Maliki had seized upon the actions of the ISIL forces as a pretext for violently suppressing the wider Sunni protest movement that has been provoked by the Baghdad government’s sectarian bias, which has resulted in political marginalization and repression against the Sunni population.

This has included the persecution of Sunni politicians and their aides as “terrorists.” On the eve of the latest crackdown, security forces raided the home of parliament member Ahmed al-Alwani in Ramadi, arresting him and killing his brother and five guards. The move prompted the resignation of 44 members of parliament, most of them Sunni.

Issuing an ultimatum last month for the dispersal of the protest camp, Maliki described it as “the headquarters for the leadership of Al Qaeda.”

This self-serving government narrative seeks to obscure the fact that Maliki’s own sectarian policies have fueled bitter resentment within the Sunni population, driven by lack of services, indiscriminate “terror” raids, imprisonment of thousands without charges, and a de-Baathification program that has been used to expel public workers from their jobs.

The pretense that the government is simply engaged in a war on Al Qaeda terrorism has been utilized to secure backing from both Iran and Washington. The latter recently ordered shipments of Hellfire missiles and other advanced weaponry to the Iraqi security forces. Some of these missiles were reportedly used Thursday in the government assault on Fallujah.

New acts of violence were recorded elsewhere in Iraq as the military confrontation shaped up in Anbar. A suicide bomber detonated a pickup truck filled with explosives on a crowded commercial street Thursday night in Balad Ruz, about 45 miles northeast of Baghdad. At least 19 people were killed in the blast and 37 were wounded. Such attacks have become a daily occurrence, targeting both Shia and Sunni populations.

The Iraqi people are paying the terrible price for more than a decade of US imperialism’s predatory wars and colonial-style aggression. The eight-year American occupation claimed the lives of hundreds of thousands of Iraqis, while imposing a political system that utilized sectarianism as a means of dividing and conquering the country’s population.
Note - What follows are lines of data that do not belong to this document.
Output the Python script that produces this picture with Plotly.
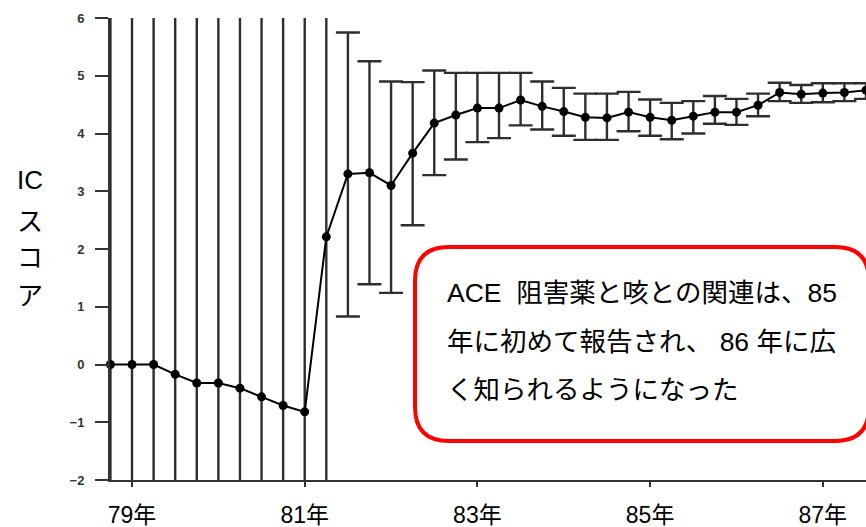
import plotly.graph_objects as go

# ---- data (quarterly IC score) ----
quarters = [78.75, 79.0, 79.25, 79.5, 79.75, 80.0, 80.25, 80.5, 80.75, 81.0,
            81.25, 81.5, 81.75, 82.0, 82.25, 82.5, 82.75, 83.0, 83.25, 83.5,
            83.75, 84.0, 84.25, 84.5, 84.75, 85.0, 85.25, 85.5, 85.75, 86.0,
            86.25, 86.5, 86.75, 87.0, 87.25, 87.5]
ic_score = [0.0, 0.0, 0.0, -0.17, -0.32, -0.32, -0.41, -0.56, -0.71, -0.82,
            2.21, 3.30, 3.32, 3.10, 3.66, 4.18, 4.32, 4.44, 4.44, 4.58,
            4.47, 4.38, 4.28, 4.27, 4.37, 4.28, 4.23, 4.30, 4.37, 4.37,
            4.49, 4.71, 4.68, 4.70, 4.71, 4.75]
ic_upper = [8, 8, 8, 8, 8, 8, 8, 8, 8, 8,
            8, 5.75, 5.25, 4.90, 4.89, 5.09, 5.05, 5.05, 5.05, 5.05,
            4.90, 4.79, 4.69, 4.69, 4.72, 4.59, 4.53, 4.56, 4.65, 4.60,
            4.69, 4.88, 4.84, 4.87, 4.87, 4.87]
ic_lower = [-4, -4, -4, -4, -4, -4, -4, -4, -4, -4,
            -4, 0.83, 1.39, 1.24, 2.41, 3.28, 3.55, 3.85, 3.92, 4.14,
            4.07, 3.96, 3.89, 3.89, 4.04, 3.96, 3.90, 4.00, 4.17, 4.15,
            4.30, 4.56, 4.53, 4.54, 4.56, 4.60]
x_tick_vals = [79, 81, 83, 85, 87]
x_tick_text = ["79年", "81年", "83年", "85年", "87年"]
y_tick_vals = [-2, -1, 0, 1, 2, 3, 4, 5, 6]
y_title_lines = ["IC", "ス", "コ", "ア"]
note_lines = ["ACE  阻害薬と咳との関連は、85",
              "年に初めて報告され、 86 年に広",
              "く知られるようになった"]

err_plus = [u - v for u, v in zip(ic_upper, ic_score)]
err_minus = [v - l for v, l in zip(ic_score, ic_lower)]

W, H = 866, 527
L, R, T, B = 110, 0, 18, 47
PW, PH = W - L - R, H - T - B


def px_x(p):
    return (p - L) / PW


def px_y(p):
    return (H - B - p) / PH


fig = go.Figure()
# error bars (clipped to plot area)
fig.add_trace(go.Scatter(
    x=quarters, y=ic_score, mode="markers",
    marker=dict(size=1, color="rgba(0,0,0,0)"),
    error_y=dict(type="data", symmetric=False, array=err_plus, arrayminus=err_minus,
                 color="#2e2e2e", thickness=2.4, width=12),
    cliponaxis=True, showlegend=False, hoverinfo="skip"))
# line + markers
fig.add_trace(go.Scatter(
    x=quarters, y=ic_score, mode="lines+markers",
    line=dict(color="#000000", width=2),
    marker=dict(size=9, color="#000000"),
    cliponaxis=False, showlegend=False))

AX = "#333333"
fig.update_xaxes(range=[78.745, 87.5], tickmode="array", tickvals=x_tick_vals,
                 ticktext=x_tick_text, ticks="outside", ticklen=5, tickwidth=2,
                 tickcolor=AX, showline=True, linecolor=AX, linewidth=2,
                 showgrid=False, zeroline=False, ticklabelstandoff=8,
                 automargin=False,
                 tickfont=dict(family="Liberation Sans, Noto Sans CJK JP", size=23,
                               color="#000000"))
fig.update_yaxes(range=[-2, 6], tickmode="array", tickvals=y_tick_vals,
                 ticks="outside", ticklen=13, tickwidth=2, tickcolor=AX,
                 showline=True, linecolor=AX, linewidth=2, showgrid=False,
                 zeroline=False, ticklabelstandoff=8, automargin=False,
                 tickfont=dict(family="Liberation Sans", size=13, color="#333333",
                               weight="bold"))

# red rounded note box
bl, br, bt, bb, rad = 415, 869, 247, 441, 34
rx, ry = rad / PW, rad / PH
X0, X1, Y0, Y1 = px_x(bl), px_x(br), px_y(bb), px_y(bt)
path = (f"M {X0+rx},{Y1} L {X1-rx},{Y1} Q {X1},{Y1} {X1},{Y1-ry} "
        f"L {X1},{Y0+ry} Q {X1},{Y0} {X1-rx},{Y0} L {X0+rx},{Y0} "
        f"Q {X0},{Y0} {X0},{Y0+ry} L {X0},{Y1-ry} Q {X0},{Y1} {X0+rx},{Y1} Z")
fig.add_shape(type="path", path=path, xref="paper", yref="paper",
              line=dict(color="#ff0000", width=4), fillcolor="#ffffff", layer="above")

for txt, yy in zip(note_lines, [293, 342, 390]):
    fig.add_annotation(text=txt, xref="paper", yref="paper", x=px_x(445), y=px_y(yy),
                       xanchor="left", yanchor="middle", showarrow=False,
                       font=dict(family="Liberation Sans, Noto Sans CJK JP", size=26.5,
                                 color="#000000"))

for txt, yy in zip(y_title_lines, [180, 222, 258, 296]):
    fig.add_annotation(text=txt, xref="paper", yref="paper", x=px_x(30), y=px_y(yy),
                       xanchor="center", yanchor="middle", showarrow=False,
                       font=dict(family="Liberation Sans, Noto Sans CJK JP", size=26,
                                 color="#000000"))

fig.update_layout(width=W, height=H, margin=dict(l=L, r=R, t=T, b=B),
                  paper_bgcolor="#ffffff", plot_bgcolor="#ffffff")
fig.write_html("out.html", config={"displayModeBar": False},
               post_script="document.body.style.margin='0px';document.body.style.padding='0px';")
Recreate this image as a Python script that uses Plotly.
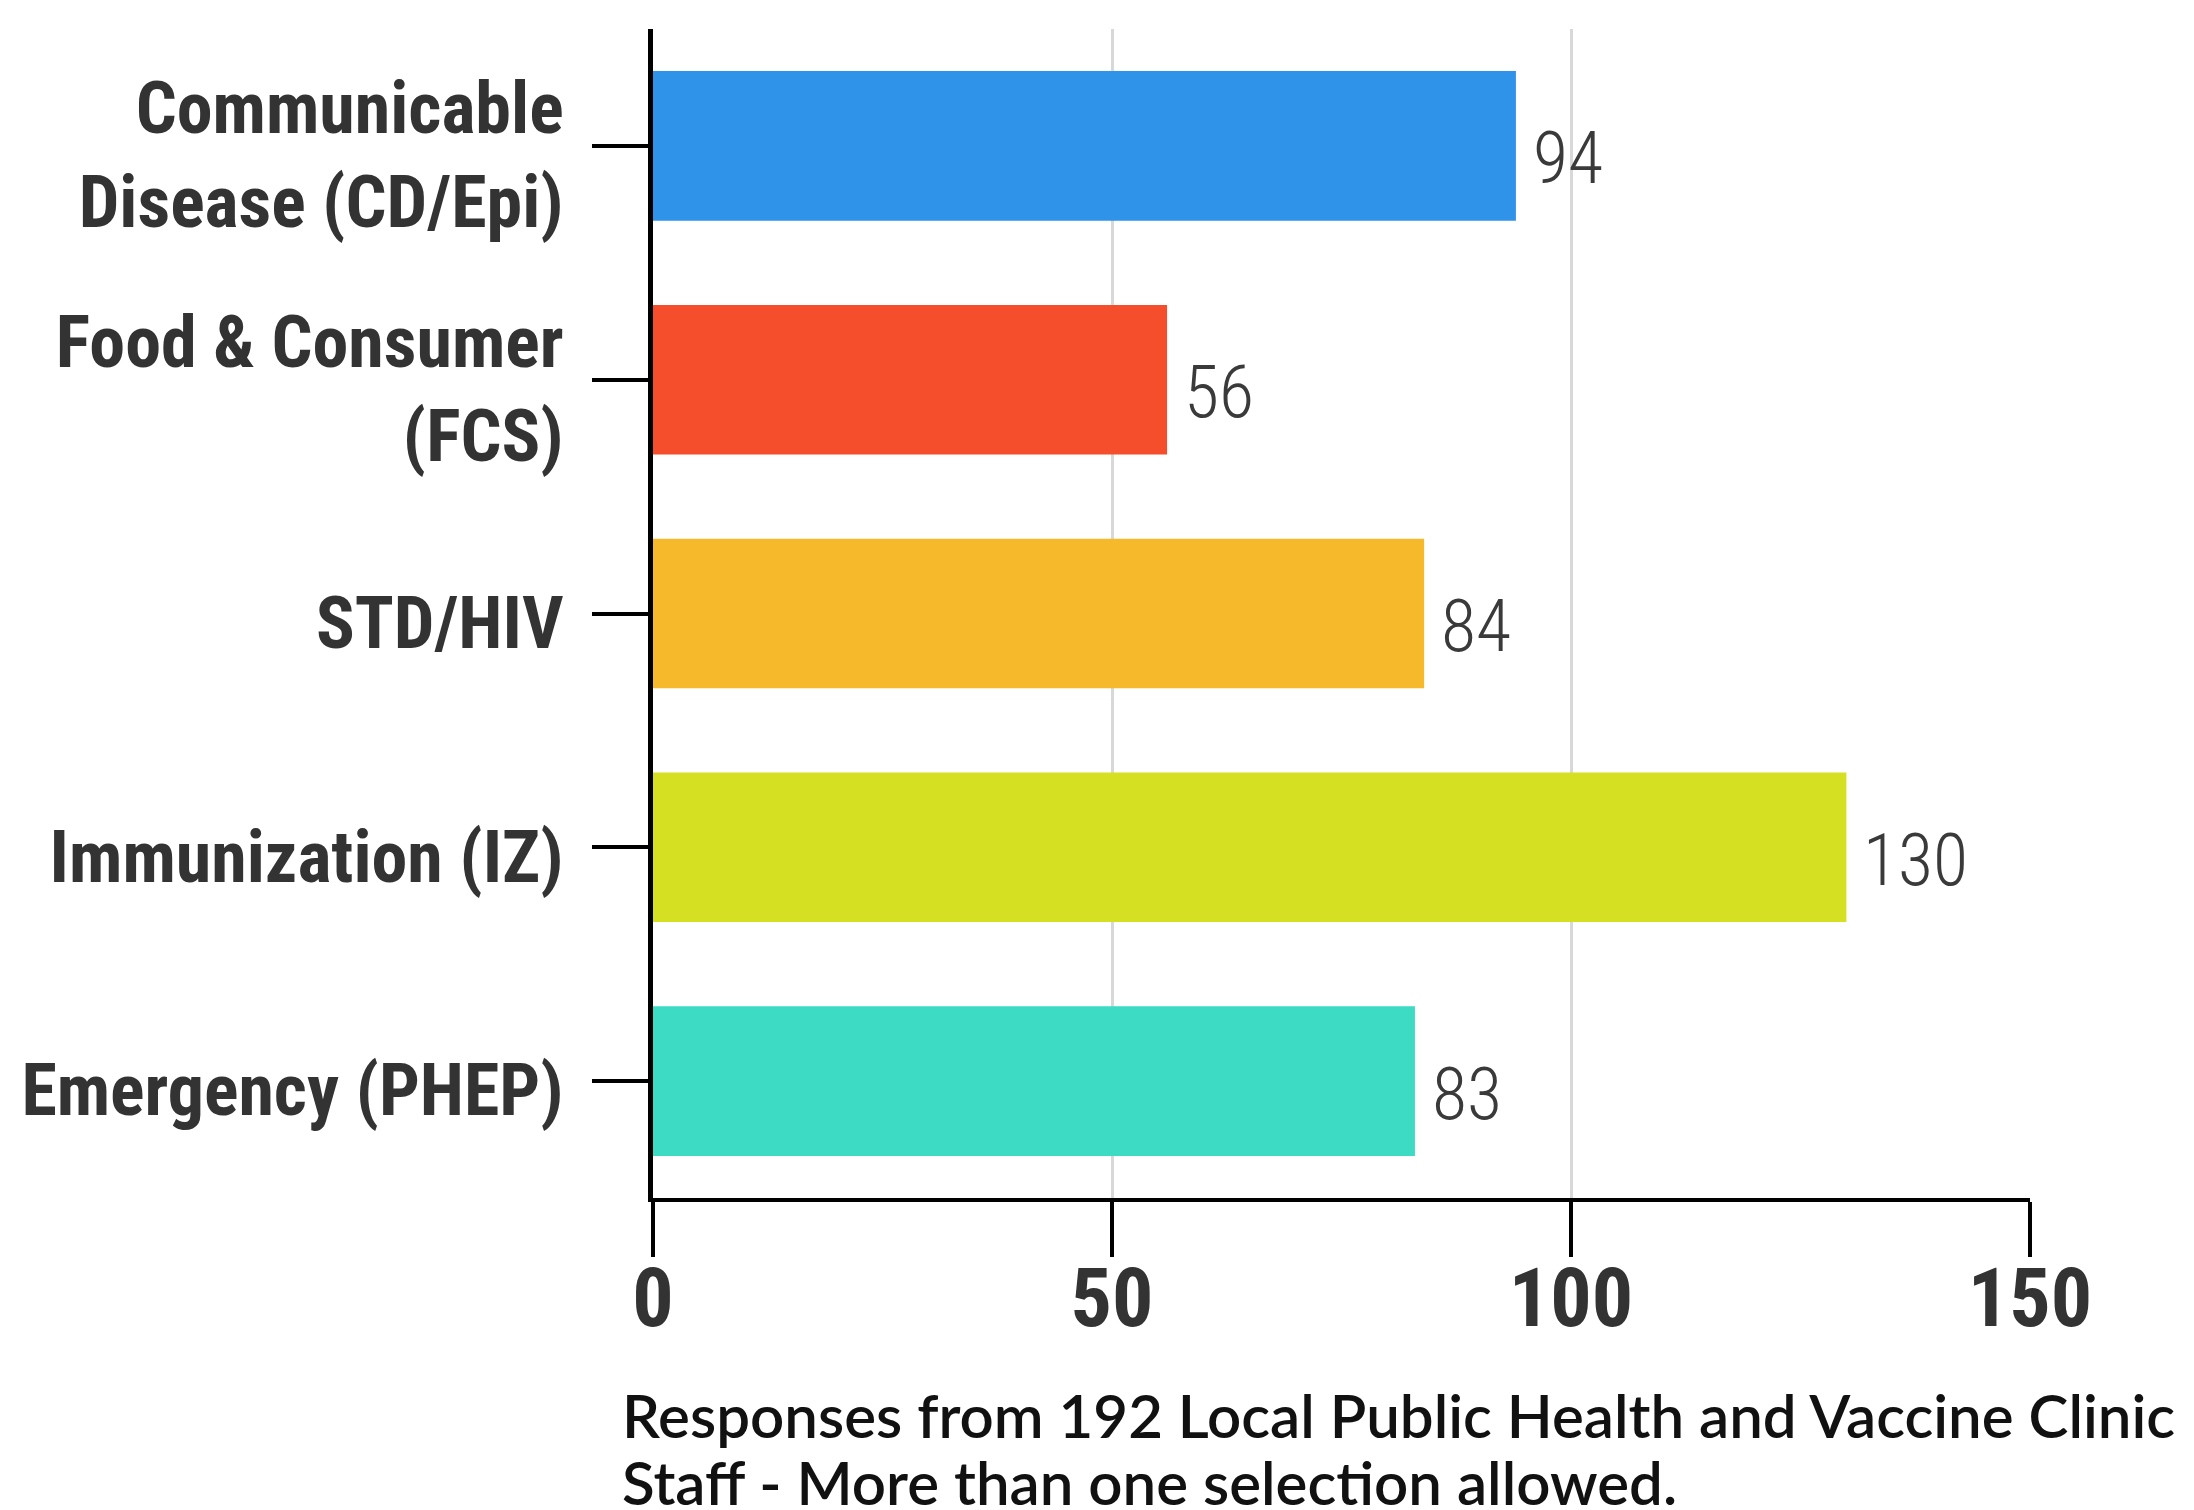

The Maliki regime is the product of that system.

Now, the US-instigated sectarian civil war in neighboring Syria has provided a new and powerful impulse for civil war in Iraq itself, with Washington’s allies, Saudi Arabia and the other Persian Gulf monarchies, providing material aid to Sunni Islamist fighters on both sides of the border, even as Washington itself continues to prop up the Maliki regime with military aid.